[THE PROBLEM]
Omit the pictures, then write out every entry exactly as it reads.

════

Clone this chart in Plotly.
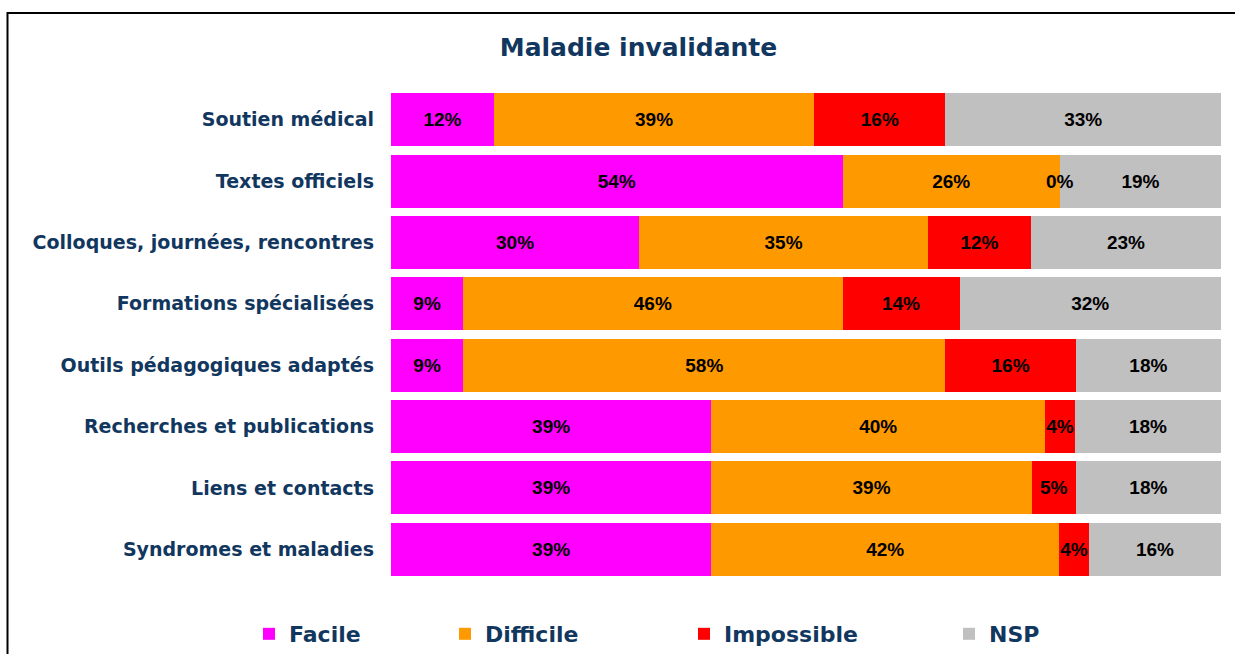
import plotly.graph_objects as go

categories = [
    "Soutien médical",
    "Textes officiels",
    "Colloques, journées, rencontres",
    "Formations spécialisées",
    "Outils pédagogiques adaptés",
    "Recherches et publications",
    "Liens et contacts",
    "Syndromes et maladies",
]
series_names = ["Facile", "Difficile", "Impossible", "NSP"]
facile = [12.4, 54.4, 29.9, 8.7, 8.7, 38.6, 38.6, 38.6]
difficile = [38.6, 26.2, 34.8, 45.7, 58.1, 40.2, 38.6, 41.9]
impossible = [15.8, 0.0, 12.4, 14.1, 15.7, 3.6, 5.3, 3.6]
nsp = [33.2, 19.4, 22.9, 31.5, 17.5, 17.6, 17.5, 15.9]
colors = ["#FF00FF", "#FF9900", "#FF0000", "#C0C0C0"]

NAVY = "#12375F"
TITLE_FONT = "Comic Sans MS, DejaVu Sans, sans-serif"
LABEL_FONT = dict(family="Liberation Sans, Arial, sans-serif", size=19, color="black", weight="bold")

# legend entry left positions (paper x) for each series
legend_x = [(249 - 391) / 830, (445 - 391) / 830, (684 - 391) / 830, (949 - 391) / 830]
legend_ids = ["legend", "legend2", "legend3", "legend4"]

series = [facile, difficile, impossible, nsp]
fig = go.Figure()
for name, vals, col, lid in zip(series_names, series, colors, legend_ids):
    fig.add_trace(go.Bar(
        y=categories, x=vals, name=name, orientation="h",
        marker=dict(color=col, line=dict(width=0)),
        texttemplate="%{x:.0f}%",
        textposition="inside", insidetextanchor="middle", textangle=0,
        textfont=LABEL_FONT,
        constraintext="none",
        cliponaxis=False,
        legend=lid,
    ))

# labels for zero-width segments (plotly does not draw text in empty bars)
annotations = []
for i, cat in enumerate(categories):
    start = 0.0
    for vals in series:
        v = vals[i]
        if v == 0:
            annotations.append(dict(
                x=start, y=cat, xref="x", yref="y", text=f"{v:.0f}%",
                showarrow=False, xanchor="center", yanchor="middle", font=LABEL_FONT,
            ))
        start += v

legend_common = dict(
    orientation="h", xanchor="left", y=-0.11, yanchor="middle",
    font=dict(family=TITLE_FONT, size=22, color=NAVY, weight="bold"),
    bgcolor="rgba(0,0,0,0)",
)
layout_legends = {}
for lid, lx in zip(legend_ids, legend_x):
    layout_legends[lid] = dict(legend_common, x=lx)

fig.update_layout(
    width=1235, height=654,
    barmode="stack", bargap=0.135,
    paper_bgcolor="white", plot_bgcolor="white",
    margin=dict(l=391, r=14, t=89, b=74, autoexpand=False),
    uniformtext=dict(mode="show", minsize=19),
    title=dict(
        text="<b>Maladie invalidante</b>", x=0.517, xanchor="center",
        y=0.928, yanchor="middle",
        font=dict(family=TITLE_FONT, size=25, color=NAVY),
    ),
    xaxis=dict(range=[0, 100], visible=False, fixedrange=True),
    yaxis=dict(
        autorange="reversed", showgrid=False, zeroline=False, showline=False,
        ticks="", ticklabelstandoff=16, fixedrange=True,
        tickfont=dict(family=TITLE_FONT, size=19, color=NAVY, weight="bold"),
    ),
    annotations=annotations,
    showlegend=True,
    shapes=[dict(
        type="rect", xref="paper", yref="paper",
        x0=(7.5 - 391) / 830, x1=(1240 - 391) / 830,
        y0=(580 - 700) / 491, y1=(580 - 13) / 491,
        line=dict(color="black", width=2), fillcolor="rgba(0,0,0,0)", layer="above",
    )],
    **layout_legends,
)

fig.write_html(
    "out.html",
    config={"displayModeBar": False},
    post_script="document.body.style.margin='0';",
)
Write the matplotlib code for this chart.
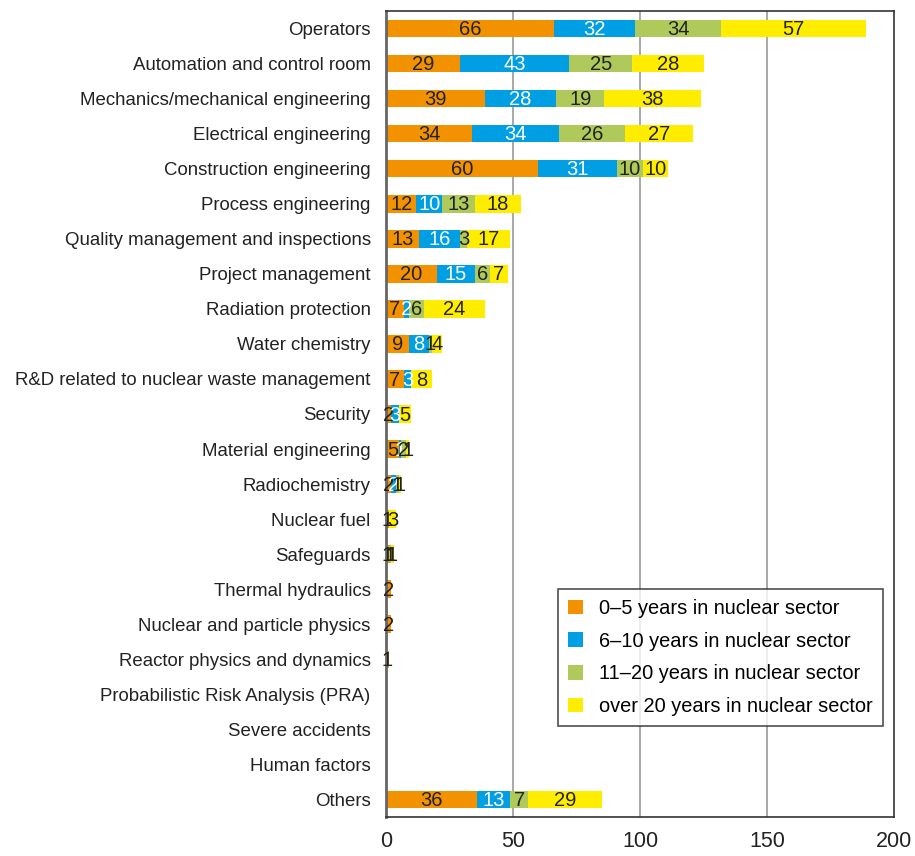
import matplotlib
matplotlib.use("Agg")
import matplotlib.pyplot as plt
import numpy as np

plt.rcParams['font.family'] = ['Liberation Sans', 'DejaVu Sans']

categories = ["Operators", "Automation and control room", "Mechanics/mechanical engineering",
              "Electrical engineering", "Construction engineering", "Process engineering",
              "Quality management and inspections", "Project management", "Radiation protection",
              "Water chemistry", "R&D related to nuclear waste management", "Security",
              "Material engineering", "Radiochemistry", "Nuclear fuel", "Safeguards",
              "Thermal hydraulics", "Nuclear and particle physics", "Reactor physics and dynamics",
              "Probabilistic Risk Analysis (PRA)", "Severe accidents", "Human factors", "Others"]

y0_5 = [66, 29, 39, 34, 60, 12, 13, 20, 7, 9, 7, 2, 5, 2, 1, 1, 2, 2, 1, 0, 0, 0, 36]
y6_10 = [32, 43, 28, 34, 31, 10, 16, 15, 2, 8, 3, 3, 1, 2, 0, 0, 0, 0, 0, 0, 0, 0, 13]
y11_20 = [34, 25, 19, 26, 10, 13, 3, 6, 6, 1, 0, 0, 2, 1, 0, 1, 0, 0, 0, 0, 0, 0, 7]
y20p = [57, 28, 38, 27, 10, 18, 17, 7, 24, 4, 8, 5, 1, 1, 3, 1, 0, 0, 0, 0, 0, 0, 29]

series = [y0_5, y6_10, y11_20, y20p]
names = ["0\u20135 years in nuclear sector", "6\u201310 years in nuclear sector",
         "11\u201320 years in nuclear sector", "over 20 years in nuclear sector"]
colors = ["#F39200", "#009FE3", "#AFCA5B", "#FFED00"]
txtcol = ["#222222", "white", "#222222", "#222222"]

fig = plt.figure(figsize=(9.15, 8.56), dpi=100)
ax = fig.add_axes([386/915, 1-817/856, (894-386)/915, (817-11)/856])

y = np.arange(len(categories))
left = np.zeros(len(categories))
for vals, name, c, tc in zip(series, names, colors, txtcol):
    vals = np.array(vals, dtype=float)
    ax.barh(y, vals, left=left, height=0.5, color=c, label=name, zorder=2)
    for i, v in enumerate(vals):
        if v > 0:
            ax.text(left[i] + v/2, y[i] + 0.03, "%d" % v, ha='center', va='center',
                    color=tc, fontsize=14.5, zorder=3)
    left += vals

ax.set_xlim(0, 200)
ax.set_ylim(len(categories) - 0.5, -0.5)
ax.set_xticks([0, 50, 100, 150, 200])
ax.set_yticks(y)
ax.set_yticklabels(categories)
ax.tick_params(axis='both', length=0, colors='#222222')
ax.tick_params(axis='y', labelsize=13.4, pad=11)
ax.tick_params(axis='x', labelsize=15.5, pad=10)
for x in [50, 100, 150]:
    ax.axvline(x, color='#999999', linewidth=1.2, zorder=1)
for s in ax.spines.values():
    s.set_color('#333333')
    s.set_linewidth(1.2)
ax.spines['left'].set_color('#666666')
ax.spines['left'].set_linewidth(2)

leg = ax.legend(loc='lower right', bbox_to_anchor=(0.978, 0.113), borderaxespad=0,
                fontsize=14.4, frameon=True, fancybox=False, handlelength=0.75,
                handleheight=0.75, labelspacing=0.68, borderpad=0.5, handletextpad=0.8)
leg.get_frame().set_edgecolor('#222222')
leg.get_frame().set_linewidth(1.2)

fig.savefig("out.png", dpi=100)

════

[ANSWER TO THE PROBLEM]
Clone this chart in Plotly.
import plotly.graph_objects as go

categories = [
    "Soutien médical",
    "Textes officiels",
    "Colloques, journées, rencontres",
    "Formations spécialisées",
    "Outils pédagogiques adaptés",
    "Recherches et publications",
    "Liens et contacts",
    "Syndromes et maladies",
]
series_names = ["Facile", "Difficile", "Impossible", "NSP"]
facile = [12.4, 54.4, 29.9, 8.7, 8.7, 38.6, 38.6, 38.6]
difficile = [38.6, 26.2, 34.8, 45.7, 58.1, 40.2, 38.6, 41.9]
impossible = [15.8, 0.0, 12.4, 14.1, 15.7, 3.6, 5.3, 3.6]
nsp = [33.2, 19.4, 22.9, 31.5, 17.5, 17.6, 17.5, 15.9]
colors = ["#FF00FF", "#FF9900", "#FF0000", "#C0C0C0"]

NAVY = "#12375F"
TITLE_FONT = "Comic Sans MS, DejaVu Sans, sans-serif"
LABEL_FONT = dict(family="Liberation Sans, Arial, sans-serif", size=19, color="black", weight="bold")

# legend entry left positions (paper x) for each series
legend_x = [(249 - 391) / 830, (445 - 391) / 830, (684 - 391) / 830, (949 - 391) / 830]
legend_ids = ["legend", "legend2", "legend3", "legend4"]

series = [facile, difficile, impossible, nsp]
fig = go.Figure()
for name, vals, col, lid in zip(series_names, series, colors, legend_ids):
    fig.add_trace(go.Bar(
        y=categories, x=vals, name=name, orientation="h",
        marker=dict(color=col, line=dict(width=0)),
        texttemplate="%{x:.0f}%",
        textposition="inside", insidetextanchor="middle", textangle=0,
        textfont=LABEL_FONT,
        constraintext="none",
        cliponaxis=False,
        legend=lid,
    ))

# labels for zero-width segments (plotly does not draw text in empty bars)
annotations = []
for i, cat in enumerate(categories):
    start = 0.0
    for vals in series:
        v = vals[i]
        if v == 0:
            annotations.append(dict(
                x=start, y=cat, xref="x", yref="y", text=f"{v:.0f}%",
                showarrow=False, xanchor="center", yanchor="middle", font=LABEL_FONT,
            ))
        start += v

legend_common = dict(
    orientation="h", xanchor="left", y=-0.11, yanchor="middle",
    font=dict(family=TITLE_FONT, size=22, color=NAVY, weight="bold"),
    bgcolor="rgba(0,0,0,0)",
)
layout_legends = {}
for lid, lx in zip(legend_ids, legend_x):
    layout_legends[lid] = dict(legend_common, x=lx)

fig.update_layout(
    width=1235, height=654,
    barmode="stack", bargap=0.135,
    paper_bgcolor="white", plot_bgcolor="white",
    margin=dict(l=391, r=14, t=89, b=74, autoexpand=False),
    uniformtext=dict(mode="show", minsize=19),
    title=dict(
        text="<b>Maladie invalidante</b>", x=0.517, xanchor="center",
        y=0.928, yanchor="middle",
        font=dict(family=TITLE_FONT, size=25, color=NAVY),
    ),
    xaxis=dict(range=[0, 100], visible=False, fixedrange=True),
    yaxis=dict(
        autorange="reversed", showgrid=False, zeroline=False, showline=False,
        ticks="", ticklabelstandoff=16, fixedrange=True,
        tickfont=dict(family=TITLE_FONT, size=19, color=NAVY, weight="bold"),
    ),
    annotations=annotations,
    showlegend=True,
    shapes=[dict(
        type="rect", xref="paper", yref="paper",
        x0=(7.5 - 391) / 830, x1=(1240 - 391) / 830,
        y0=(580 - 700) / 491, y1=(580 - 13) / 491,
        line=dict(color="black", width=2), fillcolor="rgba(0,0,0,0)", layer="above",
    )],
    **layout_legends,
)

fig.write_html(
    "out.html",
    config={"displayModeBar": False},
    post_script="document.body.style.margin='0';",
)
Write the matplotlib code for this chart.
import matplotlib
matplotlib.use("Agg")
import matplotlib.pyplot as plt
import numpy as np

plt.rcParams['font.family'] = ['Liberation Sans', 'DejaVu Sans']

categories = ["Operators", "Automation and control room", "Mechanics/mechanical engineering",
              "Electrical engineering", "Construction engineering", "Process engineering",
              "Quality management and inspections", "Project management", "Radiation protection",
              "Water chemistry", "R&D related to nuclear waste management", "Security",
              "Material engineering", "Radiochemistry", "Nuclear fuel", "Safeguards",
              "Thermal hydraulics", "Nuclear and particle physics", "Reactor physics and dynamics",
              "Probabilistic Risk Analysis (PRA)", "Severe accidents", "Human factors", "Others"]

y0_5 = [66, 29, 39, 34, 60, 12, 13, 20, 7, 9, 7, 2, 5, 2, 1, 1, 2, 2, 1, 0, 0, 0, 36]
y6_10 = [32, 43, 28, 34, 31, 10, 16, 15, 2, 8, 3, 3, 1, 2, 0, 0, 0, 0, 0, 0, 0, 0, 13]
y11_20 = [34, 25, 19, 26, 10, 13, 3, 6, 6, 1, 0, 0, 2, 1, 0, 1, 0, 0, 0, 0, 0, 0, 7]
y20p = [57, 28, 38, 27, 10, 18, 17, 7, 24, 4, 8, 5, 1, 1, 3, 1, 0, 0, 0, 0, 0, 0, 29]

series = [y0_5, y6_10, y11_20, y20p]
names = ["0\u20135 years in nuclear sector", "6\u201310 years in nuclear sector",
         "11\u201320 years in nuclear sector", "over 20 years in nuclear sector"]
colors = ["#F39200", "#009FE3", "#AFCA5B", "#FFED00"]
txtcol = ["#222222", "white", "#222222", "#222222"]

fig = plt.figure(figsize=(9.15, 8.56), dpi=100)
ax = fig.add_axes([386/915, 1-817/856, (894-386)/915, (817-11)/856])

y = np.arange(len(categories))
left = np.zeros(len(categories))
for vals, name, c, tc in zip(series, names, colors, txtcol):
    vals = np.array(vals, dtype=float)
    ax.barh(y, vals, left=left, height=0.5, color=c, label=name, zorder=2)
    for i, v in enumerate(vals):
        if v > 0:
            ax.text(left[i] + v/2, y[i] + 0.03, "%d" % v, ha='center', va='center',
                    color=tc, fontsize=14.5, zorder=3)
    left += vals

ax.set_xlim(0, 200)
ax.set_ylim(len(categories) - 0.5, -0.5)
ax.set_xticks([0, 50, 100, 150, 200])
ax.set_yticks(y)
ax.set_yticklabels(categories)
ax.tick_params(axis='both', length=0, colors='#222222')
ax.tick_params(axis='y', labelsize=13.4, pad=11)
ax.tick_params(axis='x', labelsize=15.5, pad=10)
for x in [50, 100, 150]:
    ax.axvline(x, color='#999999', linewidth=1.2, zorder=1)
for s in ax.spines.values():
    s.set_color('#333333')
    s.set_linewidth(1.2)
ax.spines['left'].set_color('#666666')
ax.spines['left'].set_linewidth(2)

leg = ax.legend(loc='lower right', bbox_to_anchor=(0.978, 0.113), borderaxespad=0,
                fontsize=14.4, frameon=True, fancybox=False, handlelength=0.75,
                handleheight=0.75, labelspacing=0.68, borderpad=0.5, handletextpad=0.8)
leg.get_frame().set_edgecolor('#222222')
leg.get_frame().set_linewidth(1.2)

fig.savefig("out.png", dpi=100)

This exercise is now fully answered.